After fierce opposition from art scholars and others interested in the painting, the Newark Museum of Art has sold Thomas Cole's The Arch of Nero (1846) for $988,000, including fees, at a Sotheby's auction in New York.
A phalanx of art historical researchers had opposed Wednesday’s sale of the work, which they described as a critical response to political issues, including the fragility of American democracy in response to the ascendancy of slave-holding states in that era. The Cole painting had been projected by the auction house to sell at $500,000 to $700,000.
William L. Coleman, an associate curator of American art at the Newark museum from 2017 to 2019 who is now the director of collections and exhibitions at the Olana Partnership, a steward of the art and buildings at the artist Frederic Church’s estate in Hudson, New York, said that The Arch of Nero had been purchased by the Thomas H. and Diane DeMell Jacobsen, Ph.D. Foundation, based in St. Louis, raising the possibility of the painting's remaining accessible to the public through loans to museums.
It was one of 17 works consigned by the Newark museum to raise funds for collections care under relaxed guidelines approved in April 2020 by the Association of Art Museum Directors, which previously limited museums to using proceeds from art sales solely to finance art purchases. Other works offered by the museum included examples by Georgia O’Keeffe, Thomas Eakins, Albert Bierstadt and Frederic Remington.

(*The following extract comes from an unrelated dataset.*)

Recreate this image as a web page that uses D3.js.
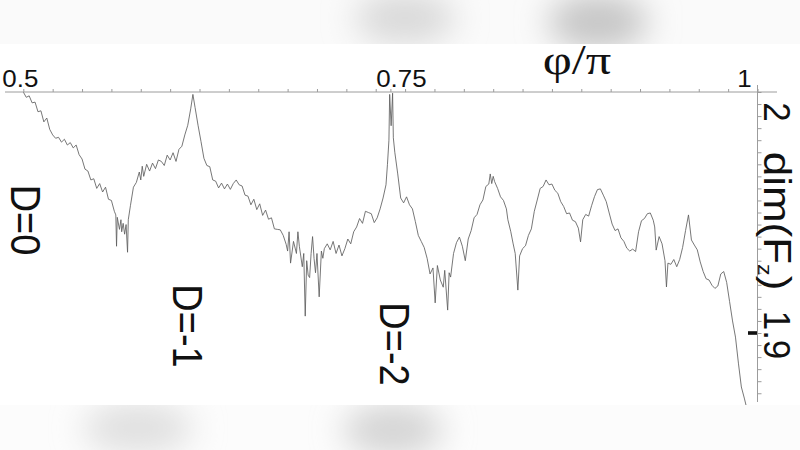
<!DOCTYPE html>
<html><head><meta charset="utf-8">
<script src="https://cdn.jsdelivr.net/npm/d3@7"></script>
<style>html,body{margin:0;padding:0;background:#fff;}svg{display:block;}</style>
</head><body>
<svg id="c" width="800" height="450"></svg>
<script>
// ---- data ----
const phi = [0.500,0.502,0.504,0.506,0.508,0.510,0.512,0.514,0.516,0.518,0.520,0.522,0.524,0.526,0.528,0.530,0.532,0.534,0.536,0.538,0.540,0.542,0.544,0.546,0.548,0.550,0.552,0.554,0.556,0.558,0.560,0.562,0.563,0.5635,0.564,0.5655,0.5665,0.567,0.568,0.569,0.570,0.571,0.5715,0.573,0.575,0.577,0.579,0.580,0.581,0.582,0.584,0.586,0.588,0.590,0.592,0.594,0.596,0.598,0.600,0.602,0.604,0.606,0.608,0.610,0.612,0.614,0.6155,0.617,0.619,0.621,0.623,0.625,0.627,0.629,0.631,0.633,0.635,0.637,0.639,0.641,0.643,0.645,0.647,0.649,0.651,0.653,0.655,0.657,0.659,0.661,0.663,0.665,0.667,0.669,0.671,0.673,0.675,0.677,0.679,0.680,0.681,0.682,0.684,0.686,0.687,0.688,0.690,0.691,0.692,0.693,0.694,0.695,0.696,0.697,0.698,0.699,0.700,0.7015,0.703,0.704,0.705,0.707,0.709,0.711,0.713,0.715,0.717,0.719,0.721,0.723,0.725,0.727,0.729,0.731,0.733,0.735,0.737,0.739,0.741,0.743,0.745,0.747,0.748,0.749,0.7495,0.7505,0.7515,0.752,0.753,0.755,0.757,0.759,0.761,0.763,0.765,0.767,0.769,0.771,0.773,0.775,0.777,0.779,0.7805,0.782,0.784,0.786,0.787,0.789,0.790,0.791,0.793,0.795,0.797,0.799,0.801,0.803,0.805,0.807,0.809,0.811,0.813,0.815,0.817,0.818,0.819,0.820,0.821,0.823,0.825,0.827,0.829,0.830,0.832,0.8335,0.835,0.8368,0.838,0.840,0.842,0.844,0.846,0.848,0.850,0.852,0.854,0.856,0.858,0.860,0.862,0.864,0.866,0.868,0.870,0.872,0.874,0.876,0.878,0.8795,0.881,0.883,0.885,0.887,0.889,0.891,0.893,0.895,0.897,0.899,0.901,0.903,0.905,0.907,0.909,0.911,0.913,0.915,0.917,0.919,0.921,0.923,0.925,0.927,0.929,0.930,0.931,0.933,0.935,0.937,0.938,0.939,0.941,0.943,0.945,0.947,0.949,0.951,0.953,0.955,0.957,0.959,0.961,0.963,0.965,0.967,0.969,0.971,0.973,0.975,0.977,0.979,0.981,0.983,0.985,0.987,0.989,0.991,0.993,0.995];
const dimFz = [2.0000,1.9978,1.9984,1.9955,1.9958,1.9918,1.9922,1.9876,1.9892,1.9845,1.9822,1.9808,1.9812,1.9792,1.9804,1.9780,1.9790,1.9768,1.9780,1.9740,1.9722,1.9680,1.9672,1.9635,1.9640,1.9600,1.9620,1.9585,1.9605,1.9555,1.9550,1.9505,1.9490,1.9360,1.9480,1.9430,1.9470,1.9420,1.9455,1.9410,1.9450,1.9335,1.9470,1.9530,1.9605,1.9625,1.9668,1.9635,1.9692,1.9650,1.9700,1.9672,1.9705,1.9682,1.9718,1.9712,1.9695,1.9738,1.9718,1.9748,1.9712,1.9762,1.9775,1.9822,1.9862,1.9930,1.9990,1.9935,1.9862,1.9795,1.9725,1.9695,1.9690,1.9635,1.9630,1.9602,1.9622,1.9598,1.9618,1.9596,1.9620,1.9635,1.9615,1.9610,1.9572,1.9568,1.9532,1.9555,1.9512,1.9536,1.9488,1.9510,1.9472,1.9478,1.9432,1.9430,1.9428,1.9405,1.9368,1.9340,1.9420,1.9290,1.9380,1.9330,1.9420,1.9360,1.9275,1.9330,1.9070,1.9300,1.9240,1.9230,1.9330,1.9400,1.9310,1.9250,1.9330,1.9150,1.9340,1.9310,1.9350,1.9370,1.9345,1.9380,1.9330,1.9365,1.9320,1.9350,1.9390,1.9370,1.9420,1.9440,1.9475,1.9455,1.9505,1.9500,1.9495,1.9458,1.9478,1.9515,1.9560,1.9615,1.9700,1.9800,1.9990,1.9860,1.9995,1.9810,1.9750,1.9660,1.9560,1.9540,1.9565,1.9532,1.9515,1.9462,1.9405,1.9380,1.9355,1.9310,1.9245,1.9270,1.9125,1.9280,1.9220,1.9190,1.9260,1.9095,1.9250,1.9232,1.9330,1.9375,1.9398,1.9360,1.9300,1.9390,1.9425,1.9478,1.9492,1.9532,1.9552,1.9608,1.9618,1.9660,1.9620,1.9650,1.9628,1.9600,1.9565,1.9550,1.9515,1.9470,1.9420,1.9373,1.9330,1.9178,1.9320,1.9350,1.9362,1.9405,1.9432,1.9505,1.9552,1.9600,1.9608,1.9635,1.9615,1.9618,1.9592,1.9580,1.9545,1.9525,1.9495,1.9498,1.9468,1.9462,1.9435,1.9378,1.9470,1.9492,1.9485,1.9528,1.9566,1.9595,1.9598,1.9572,1.9545,1.9498,1.9452,1.9425,1.9432,1.9395,1.9380,1.9352,1.9340,1.9348,1.9338,1.9420,1.9466,1.9475,1.9495,1.9498,1.9468,1.9440,1.9344,1.9400,1.9370,1.9300,1.9191,1.9290,1.9285,1.9305,1.9275,1.9305,1.9355,1.9425,1.9490,1.9386,1.9365,1.9345,1.9295,1.9255,1.9225,1.9220,1.9198,1.9185,1.9195,1.9245,1.9255,1.9210,1.9130,1.9050,1.8983,1.8875,1.8776,1.8730,1.8680,1.8600];
const xMajorTicks = [0.5, 0.75, 1];
const xTickLabels = ["0.5", "0.75", "1"];
const yMajorTicks = [2, 1.9];
const yTickLabels = ["2", "1.9"];
const dLabels = ["D=0", "D=-1", "D=-2"];
const xTitle = "φ/π";

// ---- layout ----
const svg = d3.select("#c");
const x = d3.scaleLinear().domain([0.5, 1]).range([23.3, 757.5]);
const y = d3.scaleLinear().domain([1.9, 2.0]).range([333, 92]);
const axisGray = "#9c9c9c";

svg.append("rect").attr("width", 800).attr("height", 450).attr("fill", "#fff");

// curve
const n = Math.min(phi.length, dimFz.length);
const pts = d3.range(n).map(i => [phi[i], dimFz[i]]);
svg.append("path").datum(pts)
  .attr("fill", "none").attr("stroke", "#5e5e5e").attr("stroke-width", 0.85)
  .attr("stroke-linejoin", "miter")
  .attr("d", d3.line().x(d => x(d[0])).y(d => y(d[1])));

// x axis (top)
const xMinor = d3.range(0, 26).map(k => 0.5 + k * 0.02);
const gx = svg.append("g").attr("transform", "translate(0,92)")
  .call(d3.axisTop(x).tickValues(xMinor.concat([0.75])).tickSize(3).tickFormat(""));
gx.select(".domain").remove();
gx.selectAll("line").attr("stroke", axisGray);
svg.append("line").attr("x1", 5).attr("x2", 777).attr("y1", 92).attr("y2", 92)
  .attr("stroke", axisGray).attr("stroke-width", 1);

// y axis (right)
const yMinor = d3.range(0, 27).map(k => 2.0 - k * 0.005);
const gy = svg.append("g").attr("transform", "translate(757.5,0)")
  .call(d3.axisRight(y).tickValues(yMinor).tickSize(4).tickFormat(""));
gy.select(".domain").remove();
gy.selectAll("line").attr("stroke", axisGray);
svg.append("line").attr("x1", 757.5).attr("x2", 757.5).attr("y1", 85).attr("y2", 402)
  .attr("stroke", axisGray).attr("stroke-width", 1);
// heavy 1.9 tick
svg.append("rect").attr("x", 748).attr("y", y(1.9) - 1.8).attr("width", 9).attr("height", 3.6).attr("fill", "#111");

// x tick labels
const xLabelDx = [-3, 11, -13];
svg.selectAll("text.xl").data(xMajorTicks).join("text").attr("class", "xl")
  .attr("transform", (d, i) => `translate(${x(d) + xLabelDx[i]},87) scale(1.08,1)`)
  .attr("text-anchor", "middle")
  .attr("font-family", "'Liberation Sans', Arial, sans-serif").attr("font-size", 24)
  .attr("fill", "#111").text((d, i) => xTickLabels[i]);

// x title
svg.append("text").attr("transform", "translate(577,74) scale(1.2,1)").attr("text-anchor", "middle")
  .attr("font-family", "'Liberation Serif', 'Times New Roman', serif").attr("font-size", 42)
  .attr("fill", "#111").text(xTitle);

// y tick labels (rotated)
const yLabelPos = [112, 335];
yMajorTicks.forEach((d, i) => {
  svg.append("text")
    .attr("transform", `translate(764,${yLabelPos[i]}) rotate(90) scale(1.03,1.1)`)
    .attr("text-anchor", "middle")
    .attr("font-family", "'Liberation Sans', Arial, sans-serif").attr("font-size", 34)
    .attr("fill", "#111").text(yTickLabels[i]);
});
// y title
const yt = svg.append("text")
  .attr("transform", "translate(764,221) rotate(90) scale(1.1,0.95)")
  .attr("text-anchor", "middle")
  .attr("font-family", "'Liberation Sans', Arial, sans-serif").attr("font-size", 40)
  .attr("fill", "#111");
yt.append("tspan").text("dim(F");
yt.append("tspan").attr("font-size", 21).attr("dy", 6).text("z");
yt.append("tspan").attr("dy", -6).text(")");

// D labels
const dPos = [[10.5, 220], [173, 326], [380, 344]];
dLabels.forEach((t, i) => {
  svg.append("text")
    .attr("transform", `translate(${dPos[i][0]},${dPos[i][1]}) rotate(90) scale(1,1.12)`)
    .attr("text-anchor", "middle")
    .attr("font-family", "'Liberation Sans', Arial, sans-serif").attr("font-size", 38)
    .attr("fill", "#111").text(t);
});

// blurred bands at top and bottom (photo artefacts)
const defs = svg.append("defs");
defs.append("filter").attr("id", "blur").attr("x", "-50%").attr("y", "-50%").attr("width", "200%").attr("height", "200%")
  .append("feGaussianBlur").attr("stdDeviation", 16);
defs.append("clipPath").attr("id", "topClip").append("rect").attr("width", 800).attr("height", 44);
defs.append("clipPath").attr("id", "botClip").append("rect").attr("y", 405).attr("width", 800).attr("height", 45);
const topBand = svg.append("g").attr("clip-path", "url(#topClip)");
topBand.append("rect").attr("width", 800).attr("height", 44).attr("fill", "#fafafa");
topBand.append("ellipse").attr("cx", 405).attr("cy", 18).attr("rx", 50).attr("ry", 26).attr("fill", "#d9d9d9").attr("filter", "url(#blur)");
topBand.append("ellipse").attr("cx", 598).attr("cy", 22).attr("rx", 50).attr("ry", 28).attr("fill", "#c6c6c6").attr("filter", "url(#blur)");
const botBand = svg.append("g").attr("clip-path", "url(#botClip)");
botBand.append("rect").attr("y", 405).attr("width", 800).attr("height", 45).attr("fill", "#fcfcfc");
botBand.append("ellipse").attr("cx", 138).attr("cy", 428).attr("rx", 55).attr("ry", 26).attr("fill", "#e0e0e0").attr("filter", "url(#blur)");
botBand.append("ellipse").attr("cx", 393).attr("cy", 430).attr("rx", 50).attr("ry", 26).attr("fill", "#d4d4d4").attr("filter", "url(#blur)");
</script>
</body></html>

Amid the criticism, the museum's director, Linda Harrison, has defended the plan as “thoughtfully considered” in view of the history of the institution’s holdings and the need to diversify its art historical narrative.
Among other works from the Newark museum that sold at Sotheby’s on Wednesday, Childe Hassam’s Piazza di Spagna, Rome went for $1.23m, well above its estimate of $500,000 to $700,000. O'Keeffe’s Green Oak Leaves sold for $1,169,500, similarly above its estimate of $500,000 to $700,000. Thomas Moran’s Sunset Santa Maria and the Ducal Palace, Venice fetched $352,800, against an estimate of $120,000 to $180,000. Eakins’s Portrait of Dr. Joseph Leidy, II also went for $352,800, versus an estimate of $50,000 to $70,000.

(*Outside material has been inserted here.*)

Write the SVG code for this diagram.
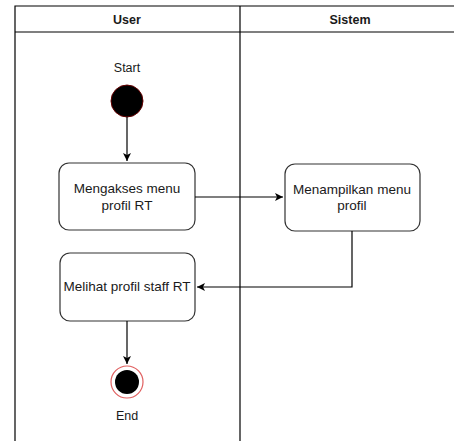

Marsden Hartley’s Shell fetched $214,200 including fees, below its presale projection of $300,000 to $500,000. Charles Sheeler’s Farm Buildings, Connecticut, sold for $315,000, significantly below its $500,000 to $700,000 estimate. Albert Bierstadt’s Landscape went for $81,900, however, well above its estimate of $30,000 to $50,000.

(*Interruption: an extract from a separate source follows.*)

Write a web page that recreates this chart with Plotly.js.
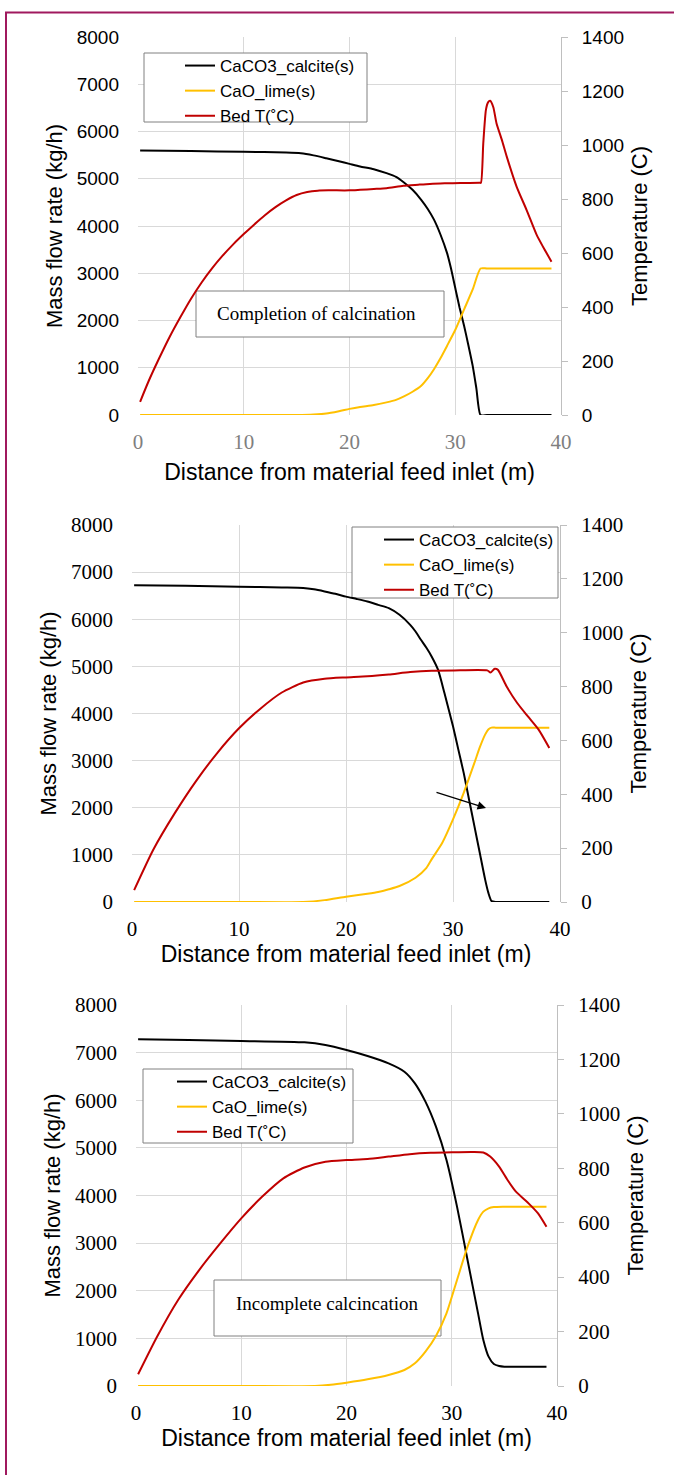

The sale underlined the gamble that the Newark museum and other art institutions are undertaking in selling off significant works to finance collections care and shore up their budgets. Critics say that jettisoning such works for the sake of staying afloat in the short term imperils the institutions’ fundamental purpose of caring for pieces that are central to art history as well as to their collecting legacy.
“Yesterday's sale was a sad day for the people of Newark and all who value the public trust of collecting institutions,” says Coleman. “However, there is hope in a dark time for the museum community's professional standards,” he adds, given the possibility that the Thomas H. and Diane DeMell Jacobsen, Ph.D. Foundation will make the Cole painting available on long-term loan to major museums.
In a statement this month, Harrison argued for the need for dispensing with some works by canonical artists to change the stories told about American art.
“For our museum, with its 112-year history, we need to cast a critical eye on outdated and harmful narratives that have hung in our galleries without enough questions being asked,” she says. “From here, we look toward righting previous misrepresentations and ensuring that as many voices as possible are heard.”